Objective: Word for word, copy all the data and drop the pictures.

Task material:

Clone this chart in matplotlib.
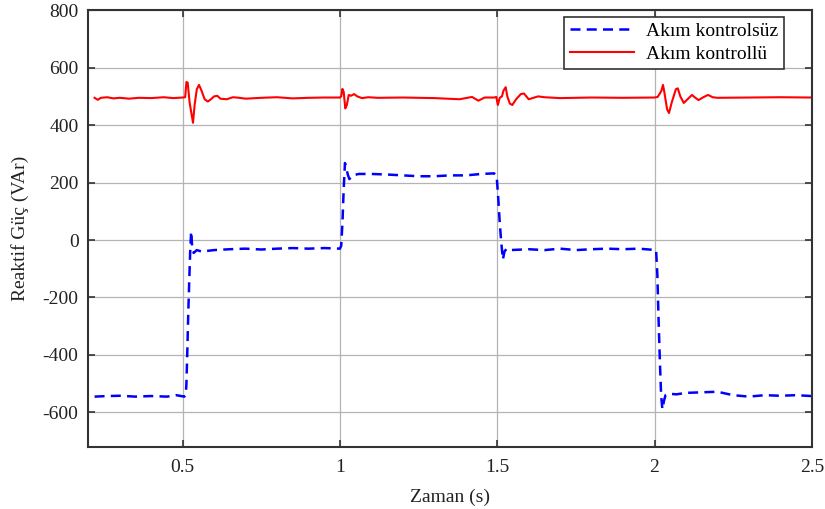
import matplotlib
matplotlib.use('Agg')
from matplotlib import pyplot as plt

plt.rcParams['font.family'] = ['Liberation Serif', 'DejaVu Serif']
plt.rcParams['axes.unicode_minus'] = False

# Akım kontrolsüz (mavi, kesikli)
t_blue = [0.22, 0.26, 0.30, 0.35, 0.40, 0.45, 0.48, 0.505, 0.51, 0.512, 0.515,
          0.518, 0.521, 0.524, 0.527, 0.53, 0.535, 0.545, 0.56, 0.6, 0.65, 0.7,
          0.75, 0.8, 0.85, 0.9, 0.95, 1.0, 1.004, 1.008, 1.012, 1.016, 1.02,
          1.025, 1.03, 1.04, 1.06, 1.1, 1.15, 1.2, 1.25, 1.3, 1.35, 1.4, 1.45,
          1.49, 1.498, 1.503, 1.508, 1.513, 1.518, 1.523, 1.53, 1.54, 1.6,
          1.65, 1.7, 1.75, 1.8, 1.85, 1.9, 1.95, 2.005, 2.009, 2.013, 2.017,
          2.021, 2.025, 2.03, 2.035, 2.045, 2.07, 2.1, 2.15, 2.2, 2.25, 2.3,
          2.35, 2.4, 2.45, 2.5]
v_blue = [-545, -543, -542, -545, -543, -545, -540, -545, -540, -500, -380,
          -250, -140, -40, 30, -20, -45, -35, -40, -35, -32, -30,
          -33, -30, -28, -30, -28, -30, -20, 60, 180, 268, 250,
          228, 212, 225, 230, 230, 228, 225, 222, 222, 225, 225, 230,
          232, 225, 150, 60, -10, -68, -40, -30, -35, -32,
          -35, -30, -35, -32, -30, -32, -30, -35, -120, -280, -420,
          -540, -589, -560, -540, -535, -537, -532, -530, -528, -540, -545,
          -540, -542, -540, -543]

# Akım kontrollü (kırmızı, düz)
t_red = [0.22, 0.23, 0.24, 0.26, 0.28, 0.30, 0.33, 0.36, 0.40, 0.44, 0.47,
         0.50, 0.508, 0.512, 0.516, 0.522, 0.528, 0.533, 0.538, 0.545, 0.552,
         0.56, 0.57, 0.58, 0.59, 0.60, 0.61, 0.62, 0.64, 0.66, 0.68, 0.70,
         0.75, 0.8, 0.85, 0.9, 0.95, 1.0, 1.004, 1.008, 1.012, 1.017, 1.022,
         1.028, 1.035, 1.045, 1.055, 1.07, 1.09, 1.12, 1.2, 1.3, 1.38, 1.42,
         1.44, 1.46, 1.49, 1.497, 1.502, 1.508, 1.515, 1.52, 1.527, 1.532,
         1.54, 1.548, 1.56, 1.575, 1.585, 1.6, 1.615, 1.63, 1.65, 1.7, 1.8,
         1.9, 2.0, 2.01, 2.017, 2.022, 2.027, 2.032, 2.04, 2.046, 2.055,
         2.068, 2.074, 2.082, 2.093, 2.105, 2.119, 2.13, 2.14, 2.155, 2.17,
         2.185, 2.2, 2.3, 2.4, 2.5]
v_red = [495, 488, 495, 497, 493, 495, 492, 495, 494, 497, 494,
         496, 497, 550, 548, 480, 440, 408, 470, 525, 540,
         520, 490, 482, 490, 500, 502, 492, 490, 497, 495, 492,
         495, 497, 493, 495, 496, 496, 500, 526, 515, 458, 470,
         505, 502, 508, 500, 494, 497, 495, 496, 494, 490, 498,
         485, 496, 496, 498, 470, 495, 500, 520, 532, 500,
         475, 470, 490, 508, 510, 490, 495, 500, 497, 494, 496,
         495, 496, 498, 510, 520, 540, 510, 455, 442, 480,
         525, 528, 500, 477, 490, 505, 495, 487, 497, 505,
         497, 495, 496, 497, 496]

x_ticks = [0.5, 1, 1.5, 2, 2.5]
x_labels = ['0.5', '1', '1.5', '2', '2.5']
y_ticks = [-600, -400, -200, 0, 200, 400, 600, 800]

fig = plt.figure(figsize=(8.25, 5.09), dpi=100)
ax = fig.add_axes([0.107, 0.122, 0.877, 0.858])

ax.plot(t_blue, v_blue, color='#0000ff', lw=1.8, dashes=(4, 2.5),
        label='Akım kontrolsüz')
ax.plot(t_red, v_red, color='#ff0000', lw=1.5, label='Akım kontrollü')

ax.set_xlim(0.2, 2.5)
ax.set_ylim(-720, 800)
ax.set_xticks(x_ticks)
ax.set_xticklabels(x_labels)
ax.set_yticks(y_ticks)
ax.grid(True, color='#b4b4b4', lw=0.9)
ax.tick_params(direction='in', top=True, right=True, length=5, width=1.2,
               labelsize=14, colors='#333333', labelcolor='#222222', pad=7)
ax.tick_params(axis='x', pad=9)
for s in ax.spines.values():
    s.set_linewidth(1.5)
    s.set_color('#333333')

ax.set_xlabel('Zaman (s)', fontsize=14, labelpad=9, color='#222222')
ax.set_ylabel('Reaktif Güç (VAr)', fontsize=14, labelpad=10, color='#222222')

leg = ax.legend(loc='upper right', bbox_to_anchor=(0.95, 0.967),
                bbox_transform=fig.transFigure, fontsize=14, fancybox=False,
                framealpha=1, edgecolor='#333333', handlelength=3.3,
                borderpad=0.3, labelspacing=0.25, borderaxespad=0,
                handletextpad=0.6)
leg.get_frame().set_linewidth(1.2)

fig.savefig('out.png', dpi=100)
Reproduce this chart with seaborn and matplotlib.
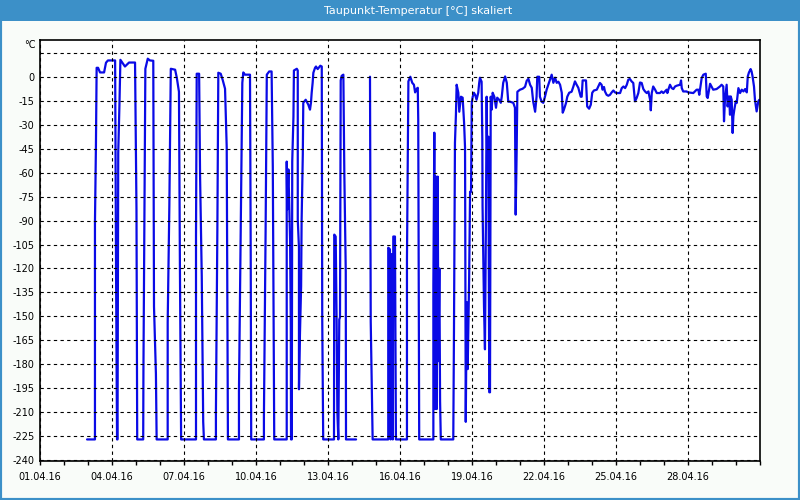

Solution to the problem:
Clone this chart in matplotlib.
import matplotlib
matplotlib.use('Agg')
from matplotlib import pyplot as plt

plt.rcParams['font.family'] = ['Liberation Serif', 'DejaVu Serif']
plt.rcParams['axes.unicode_minus'] = False

# Akım kontrolsüz (mavi, kesikli)
t_blue = [0.22, 0.26, 0.30, 0.35, 0.40, 0.45, 0.48, 0.505, 0.51, 0.512, 0.515,
          0.518, 0.521, 0.524, 0.527, 0.53, 0.535, 0.545, 0.56, 0.6, 0.65, 0.7,
          0.75, 0.8, 0.85, 0.9, 0.95, 1.0, 1.004, 1.008, 1.012, 1.016, 1.02,
          1.025, 1.03, 1.04, 1.06, 1.1, 1.15, 1.2, 1.25, 1.3, 1.35, 1.4, 1.45,
          1.49, 1.498, 1.503, 1.508, 1.513, 1.518, 1.523, 1.53, 1.54, 1.6,
          1.65, 1.7, 1.75, 1.8, 1.85, 1.9, 1.95, 2.005, 2.009, 2.013, 2.017,
          2.021, 2.025, 2.03, 2.035, 2.045, 2.07, 2.1, 2.15, 2.2, 2.25, 2.3,
          2.35, 2.4, 2.45, 2.5]
v_blue = [-545, -543, -542, -545, -543, -545, -540, -545, -540, -500, -380,
          -250, -140, -40, 30, -20, -45, -35, -40, -35, -32, -30,
          -33, -30, -28, -30, -28, -30, -20, 60, 180, 268, 250,
          228, 212, 225, 230, 230, 228, 225, 222, 222, 225, 225, 230,
          232, 225, 150, 60, -10, -68, -40, -30, -35, -32,
          -35, -30, -35, -32, -30, -32, -30, -35, -120, -280, -420,
          -540, -589, -560, -540, -535, -537, -532, -530, -528, -540, -545,
          -540, -542, -540, -543]

# Akım kontrollü (kırmızı, düz)
t_red = [0.22, 0.23, 0.24, 0.26, 0.28, 0.30, 0.33, 0.36, 0.40, 0.44, 0.47,
         0.50, 0.508, 0.512, 0.516, 0.522, 0.528, 0.533, 0.538, 0.545, 0.552,
         0.56, 0.57, 0.58, 0.59, 0.60, 0.61, 0.62, 0.64, 0.66, 0.68, 0.70,
         0.75, 0.8, 0.85, 0.9, 0.95, 1.0, 1.004, 1.008, 1.012, 1.017, 1.022,
         1.028, 1.035, 1.045, 1.055, 1.07, 1.09, 1.12, 1.2, 1.3, 1.38, 1.42,
         1.44, 1.46, 1.49, 1.497, 1.502, 1.508, 1.515, 1.52, 1.527, 1.532,
         1.54, 1.548, 1.56, 1.575, 1.585, 1.6, 1.615, 1.63, 1.65, 1.7, 1.8,
         1.9, 2.0, 2.01, 2.017, 2.022, 2.027, 2.032, 2.04, 2.046, 2.055,
         2.068, 2.074, 2.082, 2.093, 2.105, 2.119, 2.13, 2.14, 2.155, 2.17,
         2.185, 2.2, 2.3, 2.4, 2.5]
v_red = [495, 488, 495, 497, 493, 495, 492, 495, 494, 497, 494,
         496, 497, 550, 548, 480, 440, 408, 470, 525, 540,
         520, 490, 482, 490, 500, 502, 492, 490, 497, 495, 492,
         495, 497, 493, 495, 496, 496, 500, 526, 515, 458, 470,
         505, 502, 508, 500, 494, 497, 495, 496, 494, 490, 498,
         485, 496, 496, 498, 470, 495, 500, 520, 532, 500,
         475, 470, 490, 508, 510, 490, 495, 500, 497, 494, 496,
         495, 496, 498, 510, 520, 540, 510, 455, 442, 480,
         525, 528, 500, 477, 490, 505, 495, 487, 497, 505,
         497, 495, 496, 497, 496]

x_ticks = [0.5, 1, 1.5, 2, 2.5]
x_labels = ['0.5', '1', '1.5', '2', '2.5']
y_ticks = [-600, -400, -200, 0, 200, 400, 600, 800]

fig = plt.figure(figsize=(8.25, 5.09), dpi=100)
ax = fig.add_axes([0.107, 0.122, 0.877, 0.858])

ax.plot(t_blue, v_blue, color='#0000ff', lw=1.8, dashes=(4, 2.5),
        label='Akım kontrolsüz')
ax.plot(t_red, v_red, color='#ff0000', lw=1.5, label='Akım kontrollü')

ax.set_xlim(0.2, 2.5)
ax.set_ylim(-720, 800)
ax.set_xticks(x_ticks)
ax.set_xticklabels(x_labels)
ax.set_yticks(y_ticks)
ax.grid(True, color='#b4b4b4', lw=0.9)
ax.tick_params(direction='in', top=True, right=True, length=5, width=1.2,
               labelsize=14, colors='#333333', labelcolor='#222222', pad=7)
ax.tick_params(axis='x', pad=9)
for s in ax.spines.values():
    s.set_linewidth(1.5)
    s.set_color('#333333')

ax.set_xlabel('Zaman (s)', fontsize=14, labelpad=9, color='#222222')
ax.set_ylabel('Reaktif Güç (VAr)', fontsize=14, labelpad=10, color='#222222')

leg = ax.legend(loc='upper right', bbox_to_anchor=(0.95, 0.967),
                bbox_transform=fig.transFigure, fontsize=14, fancybox=False,
                framealpha=1, edgecolor='#333333', handlelength=3.3,
                borderpad=0.3, labelspacing=0.25, borderaxespad=0,
                handletextpad=0.6)
leg.get_frame().set_linewidth(1.2)

fig.savefig('out.png', dpi=100)
Reproduce this chart with seaborn and matplotlib.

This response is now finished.